Edwin Jackson had a strong stretch run last year after coming to Chicago from the Diamondbacks for Daniel Hudson plus one at the trading deadline, and he has thus far largely held on to the gains in his strikeout rate, striking out 8.6 men per nine innings through five starts, a rate that would be his career best over a full season. He still walks a few too many men, but his biggest issue right now is that he's been the primary victim of the Chisox poor defense; his opponents have hit a whopping .381 on balls in play thus far this season. Jackson still has the pair of low-to-mid 90s fastballs and wipeout slider, and he dominated the Rays in his second start of the season (8 IP, 4 H, 1 R, 1 BB, 13 K), but he hasn't had a quality start since, not even in a rematch with the Rays, and was bat up by the Tigers in his last start. Jackson has a long history against the Yankees (11 starts, four relief appearances dating back to 2006). He hasn't faced them since he was Tigers teammates with Curtis Granderson in 2009, but turned in two strong outings against the Bombers that year.
Chicago White Sox
2011 Record: 8-13 (.381)
2011 Third-Order Record: 8-13 (.391)*
2010 Record: 88-74 (.543)
2010 Third-Order Record: 86-76 (.531)
Manager: Ozzie Guillen
General Manager: Ken Williams
Home Ballpark: U.S. Cellular Field
Bill James Park Indexes (2008-2010):
LH Avg-99; LH HR-117
RH Avg-98; RH HR-145
Who's replacing whom:
• Adam Dunn replaces Mark Kotsay and Andruw Jones
• Brent Morel replaces Dayan Viciedo (mL) and a lot of Omar Vizquel
• Edwin Jackson replaces most of Freddy Garcia's starts
• Philip Humber is filling in for Jake Peavy (DL), who should replace the rest of Garcia's starts and Daniel Hudson.

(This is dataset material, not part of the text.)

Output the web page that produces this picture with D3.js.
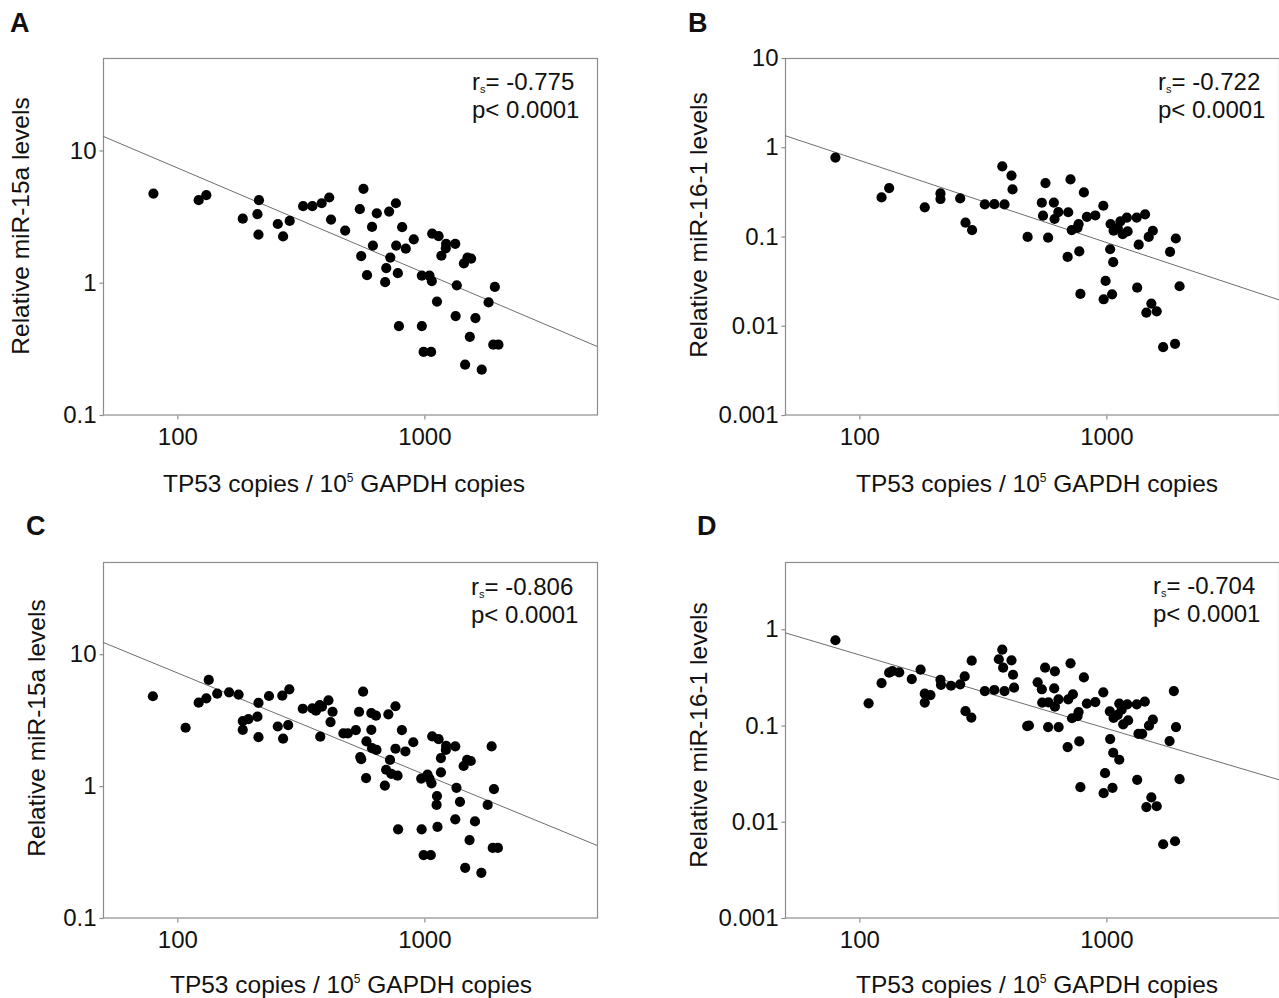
<!DOCTYPE html>
<html>
<head>
<meta charset="utf-8">
<script src="https://cdn.jsdelivr.net/npm/d3@7"></script>
<style>
  html, body { margin: 0; padding: 0; background: #fff; }
  svg { display: block; }
  text { font-family: "Liberation Sans", Arial, sans-serif; fill: #111; }
</style>
</head>
<body>
<svg id="fig" width="1279" height="998"></svg>
<script>
// TP53 expression (copies / 10^5 GAPDH) vs relative miRNA levels, [x, y] pairs
const miR15aCohort1 = [
  [80,4.72],[122,4.21],[131,4.59],[184,3.05],[211,3.30],[214,4.21],[213,2.31],[255,2.78],[268,2.24],[285,2.93],
  [323,3.79],[352,3.79],[384,3.99],[412,4.41],[419,3.0],[478,2.48],[548,3.6],[567,5.13],[642,3.35],[614,2.64],
  [619,1.91],[555,1.59],[586,1.14],[720,3.45],[767,3.99],[813,2.63],[769,1.91],[728,1.55],[701,1.29],[694,1.01],
  [781,1.18],[841,1.81],[906,2.13],[789,0.47],[977,0.47],[977,1.13],[1049,1.13],[1072,1.03],[1076,2.35],[1142,2.25],
  [1225,1.97],[1221,1.82],[1334,1.97],[1172,1.6],[1125,0.72],[993,0.30],[1065,0.30],[1353,0.955],[1339,0.56],[1446,1.40],
  [1495,1.55],[1546,1.52],[1528,0.39],[1462,0.24],[1610,0.54],[1707,0.22],[1820,0.71],[1929,0.93],[1901,0.34],[1995,0.34]
];
const miR161Cohort1 = [
  [80,0.766],[123,0.274],[132,0.349],[184,0.212],[213,0.304],[213,0.263],[256,0.267],[269,0.143],[286,0.118],[322,0.229],
  [352,0.23],[387,0.229],[379,0.612],[413,0.481],[417,0.337],[480,0.099],[548,0.239],[554,0.171],[567,0.397],[581,0.097],
  [613,0.24],[617,0.157],[639,0.188],[701,0.187],[716,0.436],[724,0.118],[764,0.125],[772,0.138],[811,0.312],[834,0.166],
  [902,0.172],[697,0.059],[777,0.068],[785,0.0227],[972,0.221],[1040,0.138],[1070,0.116],[1112,0.124],[1140,0.148],[1211,0.163],
  [1164,0.106],[1219,0.114],[1327,0.163],[1435,0.177],[1352,0.081],[1484,0.099],[1542,0.116],[1036,0.072],[1066,0.0515],[993,0.0318],
  [975,0.0198],[1055,0.0225],[1333,0.0267],[1521,0.0177],[1452,0.014],[1599,0.0145],[1811,0.0673],[1911,0.095],[1979,0.0277],[1698,0.00575],
  [1897,0.00628]
];
const miR15aCohort2 = [
  [79.6,4.8],[108,2.77],[122,4.29],[131,4.63],[134,6.38],[145,5.02],[162,5.14],[177,4.94],[184,3.11],[184,2.67],
  [194,3.22],[211,3.36],[213,4.27],[213,2.35],[235,4.82],[255,2.83],[266,4.85],[268,2.29],[281,2.9],[284,5.42],
  [322,3.86],[352,3.88],[364,3.73],[377,4.12],[385,4.0],[409,4.47],[425,3.66],[417,3.06],[379,2.37],[470,2.51],
  [490,2.51],[528,2.66],[544,3.66],[565,5.2],[610,3.58],[637,3.42],[610,2.67],[583,2.18],[550,1.66],[555,1.6],
  [614,1.94],[640,1.88],[581,1.15],[715,3.5],[764,4.03],[811,2.66],[764,1.92],[838,1.83],[902,2.15],[726,1.58],
  [700,1.33],[735,1.24],[779,1.2],[692,1.01],[783,0.47],[975,0.47],[971,1.14],[1030,1.22],[1049,1.14],[1069,1.05],
  [1076,2.38],[1142,2.27],[1225,2.02],[1222,1.88],[1334,2.0],[1167,1.63],[1167,1.27],[1125,0.84],[1121,0.72],[1130,0.49],
  [993,0.30],[1062,0.30],[1349,0.97],[1394,0.76],[1334,0.56],[1442,1.42],[1490,1.58],[1541,1.55],[1524,0.39],[1463,0.24],
  [1603,0.54],[1701,0.22],[1804,0.72],[1913,0.95],[1872,2.0],[1892,0.34],[1985,0.34]
];
const miR161Cohort2 = [
  [80,0.769],[109,0.17],[123,0.276],[132,0.354],[136,0.368],[145,0.357],[163,0.304],[177,0.38],[184,0.214],[184,0.173],
  [194,0.207],[213,0.299],[214,0.265],[235,0.259],[256,0.268],[267,0.324],[269,0.141],[284,0.121],[285,0.472],[322,0.228],
  [352,0.234],[387,0.228],[367,0.488],[379,0.614],[382,0.399],[413,0.476],[419,0.337],[423,0.247],[478,0.0986],[486,0.1],
  [527,0.281],[548,0.238],[565,0.399],[550,0.173],[583,0.174],[581,0.0963],[615,0.243],[619,0.366],[619,0.157],[640,0.187],
  [641,0.0963],[701,0.187],[716,0.443],[732,0.211],[726,0.119],[764,0.125],[772,0.138],[811,0.316],[834,0.169],[902,0.175],
  [697,0.0597],[777,0.0684],[785,0.0229],[972,0.221],[1033,0.14],[1070,0.12],[1112,0.129],[1128,0.169],[1153,0.146],[1170,0.103],
  [1225,0.113],[1216,0.166],[1328,0.166],[1431,0.177],[1349,0.082],[1397,0.082],[1488,0.0995],[1543,0.115],[1036,0.0723],[1066,0.0521],
  [1128,0.0441],[988,0.032],[975,0.0198],[1059,0.0225],[1333,0.0273],[1521,0.0179],[1452,0.0142],[1599,0.0145],[1803,0.0689],[1876,0.228],
  [1914,0.0963],[1979,0.0277],[1698,0.00584],[1897,0.00627]
];

// Fitted regression lines (log-log), given by their values at the x-range ends
const fitA = [[50, 12.8], [5000, 0.33]];
const fitB = [[50, 1.35], [5000, 0.0195]];
const fitC = [[50, 12.3], [5000, 0.355]];
const fitD = [[50, 0.92], [5000, 0.0273]];

// Axis settings
const xDomain = [50, 5000];
const xTicks = [100, 1000];
const yDomain15a = [0.1, 50];
const yTicks15a = [0.1, 1, 10];
const yDomain161B = [0.001, 10];
const yTicks161B = [0.001, 0.01, 0.1, 1, 10];
const yDomain161D = [0.001, 5];
const yTicks161D = [0.001, 0.01, 0.1, 1];

const panelLetters = ["A", "B", "C", "D"];
const yTitles = ["Relative miR-15a levels", "Relative miR-16-1 levels", "Relative miR-15a levels", "Relative miR-16-1 levels"];
const rsValues = ["-0.775", "-0.722", "-0.806", "-0.704"];
const pValues = ["p< 0.0001", "p< 0.0001", "p< 0.0001", "p< 0.0001"];

const panels = [
  { pts: miR15aCohort1, fit: fitA, yDom: yDomain15a, yTicks: yTicks15a,
    box: { x: 103, y: 58, w: 494, h: 357 }, letter: [10, 32], yTitle: [20, 226], xTitle: [344, 492], stat: [472, 90] },
  { pts: miR161Cohort1, fit: fitB, yDom: yDomain161B, yTicks: yTicks161B,
    box: { x: 785, y: 58, w: 494, h: 357 }, letter: [688, 32], yTitle: [698, 225], xTitle: [1037, 492], stat: [1158, 90] },
  { pts: miR15aCohort2, fit: fitC, yDom: yDomain15a, yTicks: yTicks15a,
    box: { x: 103, y: 562, w: 494, h: 356 }, letter: [26, 535], yTitle: [36, 728], xTitle: [351, 993], stat: [471, 595] },
  { pts: miR161Cohort2, fit: fitD, yDom: yDomain161D, yTicks: yTicks161D,
    box: { x: 785, y: 562, w: 494, h: 356 }, letter: [697, 535], yTitle: [698, 735], xTitle: [1037, 993], stat: [1153, 594] }
];

const svg = d3.select("#fig");
svg.append("rect").attr("width", 1279).attr("height", 998).attr("fill", "#fff");

const frameColor = "#8c8c8c";
const tickFont = 24;
const statFont = 24;
const titleFont = 24.5;

panels.forEach((p, i) => {
  const b = p.box;
  const x = d3.scaleLog().domain(xDomain).range([b.x, b.x + b.w]);
  const y = d3.scaleLog().domain(p.yDom).range([b.y + b.h, b.y]);
  const g = svg.append("g");

  // frame
  g.append("rect")
    .attr("x", b.x + 0.5).attr("y", b.y + 0.5)
    .attr("width", b.w).attr("height", b.h - 0.5)
    .attr("fill", "none").attr("stroke", frameColor).attr("stroke-width", 1.2);

  // axes
  const xAxis = g.append("g").attr("transform", `translate(0,${b.y + b.h + 0.5})`)
    .call(d3.axisBottom(x).tickValues(xTicks).tickFormat(d => String(d)).tickSize(4).tickPadding(8));
  const yAxis = g.append("g").attr("transform", `translate(${b.x + 0.5},0)`)
    .call(d3.axisLeft(y).tickValues(p.yTicks).tickFormat(d => String(d)).tickSize(4).tickPadding(3));
  [xAxis, yAxis].forEach(a => {
    a.select(".domain").remove();
    a.selectAll(".tick line").attr("stroke", frameColor).attr("stroke-width", 1.2);
    a.selectAll(".tick text")
      .style("font-family", '"Liberation Sans", Arial, sans-serif')
      .style("font-size", tickFont + "px").attr("fill", "#111");
  });

  // regression line
  g.append("path")
    .datum(p.fit)
    .attr("d", d3.line().x(d => x(d[0])).y(d => y(d[1])))
    .attr("fill", "none").attr("stroke", "#6e6e6e").attr("stroke-width", 1);

  // samples
  g.selectAll("circle.pt").data(p.pts).join("circle")
    .attr("class", "pt")
    .attr("cx", d => x(d[0])).attr("cy", d => y(d[1]))
    .attr("r", 5.1).attr("fill", "#000");

  // panel letter
  svg.append("text").attr("x", p.letter[0]).attr("y", p.letter[1])
    .style("font-size", "27px").style("font-weight", "bold").text(panelLetters[i]);

  // y-axis title
  svg.append("text")
    .attr("transform", `translate(${p.yTitle[0]},${p.yTitle[1]}) rotate(-90)`)
    .attr("text-anchor", "middle").attr("dominant-baseline", "central")
    .style("font-size", titleFont + "px").text(yTitles[i]);

  // x-axis title with superscript
  const xt = svg.append("text").attr("x", p.xTitle[0]).attr("y", p.xTitle[1])
    .attr("text-anchor", "middle").style("font-size", titleFont + "px");
  xt.append("tspan").text("TP53 copies / 10");
  xt.append("tspan").attr("dy", -10).style("font-size", "12px").text("5");
  xt.append("tspan").attr("dy", 10).text(" GAPDH copies");

  // correlation statistics: r_s on the first line, p-value below
  const st = svg.append("text").attr("x", p.stat[0]).attr("y", p.stat[1]).style("font-size", statFont + "px");
  st.append("tspan").text("r");
  st.append("tspan").attr("dy", 3).style("font-size", "11px").text("s");
  st.append("tspan").attr("dy", -3).text("= " + rsValues[i]);
  svg.append("text").attr("x", p.stat[0]).attr("y", p.stat[1] + 28)
    .style("font-size", statFont + "px").text(pValues[i]);
});
</script>
</body>
</html>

• Jesse Crain replaces Bobby Jenks
• Chris Sale inherits J.J. Putz's innings
• Will Ohman replaces Scott Linebrink
• Jeff Gray replaces Randy Williams and Lucas Harrell (mL)
25-man Roster:
1B - Paul Konerko (R)
2B - Gordon Beckham (R)
SS - Alexei Ramirez (R)
3B - Brent Morel (R)
C - A.J. Pierzynski (L)
RF - Carlos Quentin (R)
CF - Alex Rios (R)
LF - Juan Pierre (L)
DH - Adam Dunn (L)
Bench:
L - Mark Teahen (UT)
S - Omar Vizquel (IF)
R - Brent Lillibridge (UT)
R - Ramon Castro (C)
Rotation:
L - Mark Buehrle
R - Edwin Jackson
L - John Danks
R - Philip Humber
R - Gavin Floyd
Bullpen:
R- Sergio Santos
R - Jesse Grain
L - Matt Thornton
L - Chris Sale
R - Tony Pena
L - Will Ohman
R - Jeff Gray
15-day DL:
RHP - Jake Peavy (right shoulder tendonitis)
Typical Lineup:
L - Juan Pierre (LF)
R - Alexei Ramirez (SS)
R - Carlos Quentin (RF)
R- Paul Konerko (1B)
L - Adam Dunn (DH)
R - Alex Rios (CF)
L - A.J. Pierzynski (C)
R - Gordon Beckham (2B)
R - Brent Morel (3B)
*note: the different winning percentage for third-order record is not a typo, rather it works out to 8.2 wins and 12.8 losses, I just rounded those totals for simplicity's sake.